I tell you this because the term "greens within a green" (GsWG) is my term----you can look back deep into the orignial threads on this website and see that.
And I also tell you this because it will act as a reminder to one Patrick Mucci that every time he uses that term he either needs my written permission or he owes me one American greenback in royalty via copyright laws or his lawyer will be hearing from my lawyer and I will sue Patrick's ass clear across the state of New Jersey, or even America or the rest of the world depending on the purview of the term "GsWG".
But what does it mean and where did I get the term? I got it at NGLA after playing my first National's Singles tourney there.
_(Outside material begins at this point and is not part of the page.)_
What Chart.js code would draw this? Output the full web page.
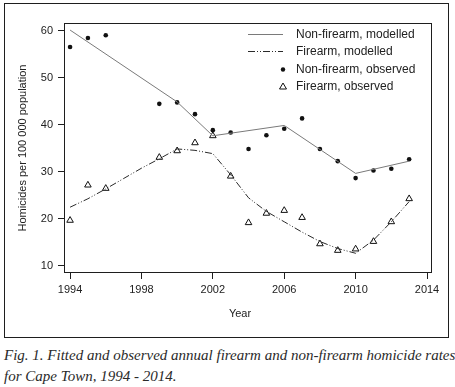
<!DOCTYPE html>
<html>
<head>
<meta charset="utf-8">
<script src="https://cdn.jsdelivr.net/npm/chart.js@4"></script>
<style>
  body { margin: 0; background: #fff; width: 455px; height: 387px; position: relative; overflow: hidden; }
  #frame { position: absolute; left: 4px; top: 3px; width: 443px; height: 333px; border: 1.5px solid #1e1e1e; }
  #chart { position: absolute; left: 5px; top: 4px; }
  #caption {
    position: absolute; left: 4px; top: 345px; width: 450px;
    font-family: "Liberation Serif", "DejaVu Serif", serif; font-style: italic;
    font-size: 15px; line-height: 21px; color: #2a2a2a; white-space: nowrap;
  }
</style>
</head>
<body>
<div id="frame"></div>
<canvas id="chart" width="444" height="334"></canvas>
<div id="caption">Fig. 1. Fitted and observed annual firearm and non-firearm homicide rates<br>for Cape Town, 1994 - 2014.</div>
<script>
const observedYears = [1994, 1995, 1996, 1999, 2000, 2001, 2002, 2003, 2004, 2005, 2006, 2007, 2008, 2009, 2010, 2011, 2012, 2013];
const nonFirearmObserved = [56.6, 58.5, 59.1, 44.5, 44.8, 42.3, 38.9, 38.4, 34.9, 37.8, 39.2, 41.4, 34.9, 32.3, 28.7, 30.3, 30.7, 32.7];
const firearmObserved = [19.7, 27.2, 26.5, 33.1, 34.5, 36.2, 37.7, 29.1, 19.2, 21.2, 21.8, 20.3, 14.7, 13.3, 13.6, 15.2, 19.4, 24.3];

const nonFirearmModelYears = [1994, 2000, 2002, 2006, 2010, 2013];
const nonFirearmModelled = [60.2, 44.9, 37.7, 39.9, 29.7, 32.3];

const firearmModelYears = [1994, 1995, 1996, 1997, 1998, 1999, 2000, 2001, 2002, 2003, 2004, 2005, 2006, 2007, 2008, 2009, 2010, 2011, 2012, 2013];
const firearmModelled = [22.5, 24.3, 26.4, 28.6, 30.8, 32.8, 34.9, 34.6, 33.9, 29.4, 24.5, 21.6, 19.4, 17.2, 15.2, 13.7, 12.7, 15.5, 19.4, 23.7];

const yTicks = [10, 20, 30, 40, 50, 60];
const xTicks = [1994, 1998, 2002, 2006, 2010, 2014];

const legendLabels = ['Non-firearm, modelled', 'Firearm, modelled', 'Non-firearm, observed', 'Firearm, observed'];
const xAxisTitle = 'Year';

const INK = '#1e1e1e';
const FONT = '"Liberation Sans", Arial, sans-serif';
const FIREARM_DASH = [7, 2, 1, 2, 1, 2];

function toPoints(xs, ys) {
  return xs.map((x, i) => ({ x: x, y: ys[i] }));
}

// full box round the plot area, like the original
const plotBox = {
  id: 'plotBox',
  afterDatasetsDraw(chart) {
    const { ctx, chartArea: a } = chart;
    ctx.save();
    ctx.strokeStyle = INK;
    ctx.lineWidth = 1;
    ctx.strokeRect(a.left + 0.5, a.top + 0.5, a.right - a.left - 1, a.bottom - a.top - 1);
    ctx.restore();
  }
};

// "Year" sits a little left of the plot centre in the original
const xTitle = {
  id: 'xTitle',
  afterDraw(chart) {
    const { ctx, chartArea: a } = chart;
    ctx.save();
    ctx.font = '11px ' + FONT;
    ctx.fillStyle = '#222';
    ctx.textAlign = 'center';
    ctx.textBaseline = 'middle';
    ctx.fillText(xAxisTitle, (a.left + a.right) / 2 - 8, a.bottom + 41);
    ctx.restore();
  }
};

const innerLegend = {
  id: 'innerLegend',
  afterDraw(chart) {
    const { ctx, chartArea: a } = chart;
    const x0 = a.left + 184;
    const x1 = a.left + 219;
    const textX = a.left + 232;
    ctx.save();
    ctx.font = '12px ' + FONT;
    ctx.textBaseline = 'middle';
    ctx.fillStyle = '#222';
    legendLabels.forEach((label, i) => {
      const y = Math.round(a.top + 10.5 + i * 17.6) + 0.5;
      ctx.save();
      if (i === 0 || i === 1) {
        ctx.beginPath();
        ctx.strokeStyle = i === 0 ? '#7a7a7a' : '#2a2a2a';
        ctx.lineWidth = 1;
        ctx.setLineDash(i === 1 ? FIREARM_DASH : []);
        ctx.moveTo(x0, y);
        ctx.lineTo(x1, y);
        ctx.stroke();
      } else if (i === 2) {
        ctx.beginPath();
        ctx.fillStyle = '#111';
        ctx.arc(x1, y, 2.2, 0, Math.PI * 2);
        ctx.fill();
      } else {
        ctx.beginPath();
        ctx.strokeStyle = '#111';
        ctx.lineWidth = 1;
        ctx.moveTo(x1 - 3.5, y + 2.5);
        ctx.lineTo(x1 + 3.5, y + 2.5);
        ctx.lineTo(x1, y - 3.5);
        ctx.closePath();
        ctx.stroke();
      }
      ctx.restore();
      ctx.fillText(label, textX, y);
    });
    ctx.restore();
  }
};

const ctx = document.getElementById('chart').getContext('2d');

new Chart(ctx, {
  type: 'line',
  data: {
    datasets: [
      {
        label: legendLabels[0],
        data: toPoints(nonFirearmModelYears, nonFirearmModelled),
        borderColor: '#7a7a7a',
        borderWidth: 1,
        pointRadius: 0,
        tension: 0,
      },
      {
        label: legendLabels[1],
        data: toPoints(firearmModelYears, firearmModelled),
        borderColor: '#2a2a2a',
        borderWidth: 1,
        borderDash: FIREARM_DASH,
        pointRadius: 0,
        tension: 0,
      },
      {
        label: legendLabels[2],
        data: toPoints(observedYears, nonFirearmObserved),
        showLine: false,
        pointStyle: 'circle',
        pointRadius: 2.3,
        backgroundColor: '#111',
        borderColor: '#111',
        borderWidth: 0,
      },
      {
        label: legendLabels[3],
        data: toPoints(observedYears, firearmObserved),
        showLine: false,
        pointStyle: 'triangle',
        pointRadius: 3.8,
        backgroundColor: 'rgba(255,255,255,0)',
        borderColor: '#111',
        borderWidth: 1,
      },
    ],
  },
  options: {
    responsive: false,
    devicePixelRatio: 1,
    animation: false,
    layout: { padding: { top: 19, right: 17, left: 0, bottom: 0 } },
    plugins: {
      legend: { display: false },
      tooltip: { enabled: false },
    },
    scales: {
      x: {
        type: 'linear',
        min: 1993.66,
        max: 2014.28,
        afterFit: (scale) => { scale.height = 65; },
        afterBuildTicks: (scale) => { scale.ticks = xTicks.map((v) => ({ value: v })); },
        ticks: {
          color: '#222',
          padding: 4,
          maxRotation: 0,
          font: { family: FONT, size: 11 },
          callback: (v) => String(v),
        },
        grid: { drawOnChartArea: false, drawTicks: true, tickLength: 6, color: INK },
        border: { display: false },
        title: { display: false },
      },
      y: {
        min: 8.5,
        max: 61.7,
        afterFit: (scale) => { scale.width = 59; },
        afterBuildTicks: (scale) => { scale.ticks = yTicks.map((v) => ({ value: v })); },
        ticks: {
          color: '#222',
          padding: 5,
          font: { family: FONT, size: 11 },
        },
        grid: { drawOnChartArea: false, drawTicks: true, tickLength: 6, color: INK },
        border: { display: false },
        title: {
          display: true,
          text: 'Homicides per 100 000 population',
          color: '#222',
          font: { family: FONT, size: 11 },
          padding: { top: 11, bottom: 0 },
        },
      },
    },
  },
  plugins: [plotBox, xTitle, innerLegend],
});
</script>
</body>
</html>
Basically, I'd rarely seen a situation on a green where if you happened to hit your approach into the wrong area of some greens your ability to two putt was virtually nil. The reason for that was that if you were in the wrong section of some of those greens (ex.#1,3,6,11,12,15) your chances of two putting was very poor to virtually impossible and on a few of them such as #1 or #3 your chances of even holding the ball in that segregated area ("green with the green") of the pin might not be good.
We've had a bunch of threads in the past on this website on the "greens within a green" concept and most of them concentrated on those NGLA greens.
The playability factors of "greens within a green" like those mentioned at NGLA is that they are highly strategic in an approach shot sense, perhaps way too intensely strategic for most golfers.
The reason they are that way is the transition areas on the green to get from one green section to another green section (with the pin in it) within the entire green are such that the golf ball will either build up too much speed or too much break on those transition areas and will simply not stop anywhere near various pins or even in the area ("green" (within a green)) that the pin is in.
But that's the "greens within a green" concept and theory at least the way I coigned it and used it on here about six years ago.
But the really cool thing about the "greens within a green" concept is if there actually is some way to transition the ball to the pin from one area ("green within a green") but it takes a huge amount of imagination and adept concentration and execution to do so. In that vein we are of course getting into the mind and imagination and execution ability of a putter like Ben Crenshaw.